■ **Exercise aim**:
Repeat, exactly and only, the lines from the beginning of the data through the line with "0.95, 0.70, 0.52, 0.34, 0.28, 0.23, 0.22, 0.22]". Pictures are left out.

....................

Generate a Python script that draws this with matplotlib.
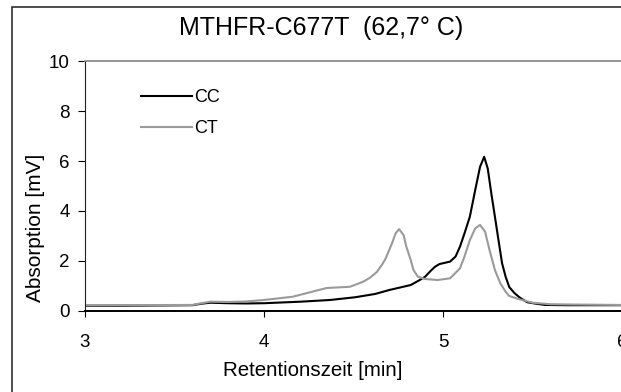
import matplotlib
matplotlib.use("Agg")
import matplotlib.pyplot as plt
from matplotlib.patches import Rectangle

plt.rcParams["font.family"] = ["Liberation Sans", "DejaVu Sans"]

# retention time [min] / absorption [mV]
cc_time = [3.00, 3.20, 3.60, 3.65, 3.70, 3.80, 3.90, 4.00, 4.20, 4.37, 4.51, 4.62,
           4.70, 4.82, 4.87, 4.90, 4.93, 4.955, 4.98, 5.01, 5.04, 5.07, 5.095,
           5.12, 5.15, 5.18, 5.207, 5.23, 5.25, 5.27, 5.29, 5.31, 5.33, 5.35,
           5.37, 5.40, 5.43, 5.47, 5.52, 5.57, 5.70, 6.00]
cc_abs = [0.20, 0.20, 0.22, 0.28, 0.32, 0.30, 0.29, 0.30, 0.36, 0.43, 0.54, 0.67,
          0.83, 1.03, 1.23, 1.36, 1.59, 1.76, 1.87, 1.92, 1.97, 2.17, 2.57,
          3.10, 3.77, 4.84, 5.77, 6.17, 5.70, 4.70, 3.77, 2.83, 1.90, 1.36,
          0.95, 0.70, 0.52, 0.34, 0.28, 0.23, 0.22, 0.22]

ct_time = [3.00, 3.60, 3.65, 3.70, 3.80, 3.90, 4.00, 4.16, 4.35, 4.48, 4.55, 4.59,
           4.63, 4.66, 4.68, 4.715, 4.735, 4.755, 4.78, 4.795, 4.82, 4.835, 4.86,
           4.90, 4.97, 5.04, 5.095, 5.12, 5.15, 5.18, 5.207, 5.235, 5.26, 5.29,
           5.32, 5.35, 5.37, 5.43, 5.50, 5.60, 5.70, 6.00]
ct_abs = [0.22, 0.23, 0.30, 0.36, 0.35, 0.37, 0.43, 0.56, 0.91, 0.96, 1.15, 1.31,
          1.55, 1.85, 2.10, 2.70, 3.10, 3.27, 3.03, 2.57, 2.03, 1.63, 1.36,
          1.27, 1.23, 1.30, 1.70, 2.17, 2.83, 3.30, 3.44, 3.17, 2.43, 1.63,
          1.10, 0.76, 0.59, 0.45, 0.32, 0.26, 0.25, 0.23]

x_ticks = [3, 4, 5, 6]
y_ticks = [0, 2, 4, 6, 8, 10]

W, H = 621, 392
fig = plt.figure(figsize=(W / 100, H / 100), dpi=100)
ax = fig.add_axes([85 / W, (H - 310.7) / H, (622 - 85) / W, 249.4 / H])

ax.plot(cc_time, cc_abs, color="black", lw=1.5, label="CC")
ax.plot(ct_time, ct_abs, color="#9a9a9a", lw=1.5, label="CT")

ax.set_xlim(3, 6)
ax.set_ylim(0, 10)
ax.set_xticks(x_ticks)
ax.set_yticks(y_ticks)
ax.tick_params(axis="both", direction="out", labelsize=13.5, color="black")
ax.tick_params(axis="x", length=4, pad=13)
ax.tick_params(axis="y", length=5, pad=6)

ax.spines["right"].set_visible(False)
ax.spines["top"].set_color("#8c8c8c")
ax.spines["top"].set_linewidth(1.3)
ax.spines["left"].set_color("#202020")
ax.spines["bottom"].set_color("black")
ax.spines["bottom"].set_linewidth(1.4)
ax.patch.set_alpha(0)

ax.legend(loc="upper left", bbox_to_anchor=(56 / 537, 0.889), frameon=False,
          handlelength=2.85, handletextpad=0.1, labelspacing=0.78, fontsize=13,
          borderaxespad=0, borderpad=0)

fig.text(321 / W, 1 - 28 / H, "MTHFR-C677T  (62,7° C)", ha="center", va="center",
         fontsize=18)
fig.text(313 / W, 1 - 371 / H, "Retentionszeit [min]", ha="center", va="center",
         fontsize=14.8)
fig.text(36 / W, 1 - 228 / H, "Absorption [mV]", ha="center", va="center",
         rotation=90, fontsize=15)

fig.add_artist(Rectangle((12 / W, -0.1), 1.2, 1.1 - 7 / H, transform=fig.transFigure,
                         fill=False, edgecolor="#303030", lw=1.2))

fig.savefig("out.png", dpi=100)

....................

■ **Result of the exercise**:
Generate a Python script that draws this with matplotlib.
import matplotlib
matplotlib.use("Agg")
import matplotlib.pyplot as plt
from matplotlib.patches import Rectangle

plt.rcParams["font.family"] = ["Liberation Sans", "DejaVu Sans"]

# retention time [min] / absorption [mV]
cc_time = [3.00, 3.20, 3.60, 3.65, 3.70, 3.80, 3.90, 4.00, 4.20, 4.37, 4.51, 4.62,
           4.70, 4.82, 4.87, 4.90, 4.93, 4.955, 4.98, 5.01, 5.04, 5.07, 5.095,
           5.12, 5.15, 5.18, 5.207, 5.23, 5.25, 5.27, 5.29, 5.31, 5.33, 5.35,
           5.37, 5.40, 5.43, 5.47, 5.52, 5.57, 5.70, 6.00]
cc_abs = [0.20, 0.20, 0.22, 0.28, 0.32, 0.30, 0.29, 0.30, 0.36, 0.43, 0.54, 0.67,
          0.83, 1.03, 1.23, 1.36, 1.59, 1.76, 1.87, 1.92, 1.97, 2.17, 2.57,
          3.10, 3.77, 4.84, 5.77, 6.17, 5.70, 4.70, 3.77, 2.83, 1.90, 1.36,
          0.95, 0.70, 0.52, 0.34, 0.28, 0.23, 0.22, 0.22]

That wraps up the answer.